More than one in three New Zealand households subscribe to Netflix, the global heavyweight among streaming services, to watch movies and TV series.

That is some 1.7 million adults, or four in 10 people aged 18 and over. They are heavy viewers and don’t exclude watching free-to-air television. In fact, according to an analysis by the ThinkTV website, seven out of 10 watch TV in a typical day.

This column decided last year to cater for this large audience on the basis that the profile fitted NZ Catholic readers.
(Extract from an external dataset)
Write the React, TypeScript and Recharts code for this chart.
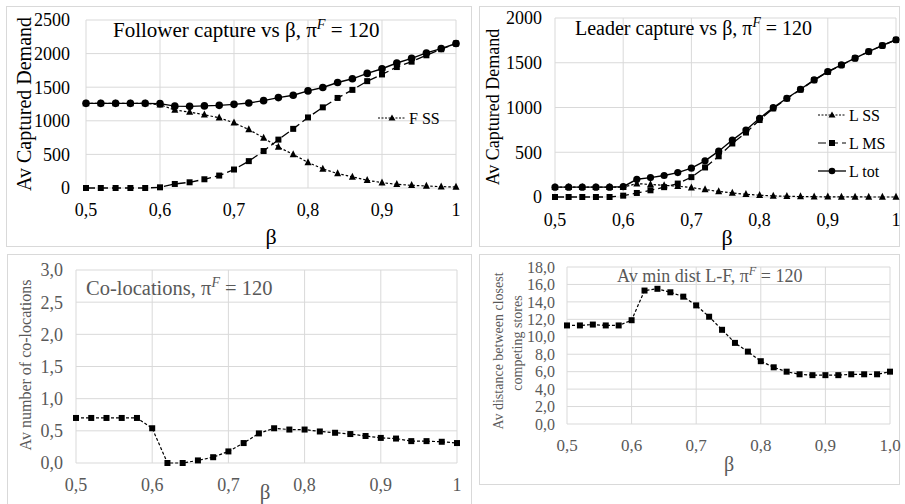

Of course, the cinema remains the main focus, but Netflix has won its dominance by now being a bigger spender on filmed entertainment
than any Hollywood studio. Initially, Netflix replaced a DVD mail order business and moved into production only a few years ago.

Last year, I rated the top 10 Netflix Originals, a list dominated by comedy, thrillers and science fiction. This year the task is harder and doesn’t include the 23 original movies being released in the final two months of the year.

These are headlined by Michael Scorsese’s The Irishman, which is having a limited cinema season, and Noah Baumbach’s Marriage Story. Both are timed for the awards.

Netflix’s Roma was Best Picture winner at the Oscars in February. Netflix’s big production budget isn’t just attracting proven directors such as Scorsese and Baumbach.

Big stars aren’t afraid to join them. Sandra Bullock captured more than 45 million viewers in the first week with Bird Box, a futuristic thriller in which the monsters attack people with eyesight rather than hearing (as in A Quiet Place).

Steven Soderbergh’s High Flying Bird in March went behind the scenes in an American basketball players’ strike, with a documentary-style exposé. He did this again with Meryl Streep in double-starring roles as both a victim and practitioner of dodgy offshore financing in The Laundromat.

The other side of the glamorised Bonnie and Clyde story was slickly presented in the John Lee Hancock-directed The Highwaymen, a period police drama starring Woody Harrelson and Kevin Costner.

Oscar winner Brie Larson (for Room) was starring at multiplexes in the blockbuster Captain Marvel when Netflix released her low-budget childhood fantasy Unicorn Store, in which she acts and directs with much more effect.

From Denmark, A Fortunate Man traced the history of an ambitious
engineer, who marries into a wealthy Jewish family in a bid to build a large canal project in Jutland in the early part of the 20th century.

Comedy is a Netflix strength and two make it into the top 10: Always Be My Maybe, featuring Asian-American comedians Ali Wong and Randall Park, and the Spanish Despite Everything (A Pesar de Todo), in which four daughters attending their mother’s funeral are given the task of identifying
their fathers.

Hilary Swank is another formidable matriarch in the Australian-made I am Mother, in which she is an android raising a human daughter in a spaceship.

The French drama Mercenary, about a Polynesian rugby player trying to make a go of it in France, depicted Pacific Islands life just as forcefully as the best local productions.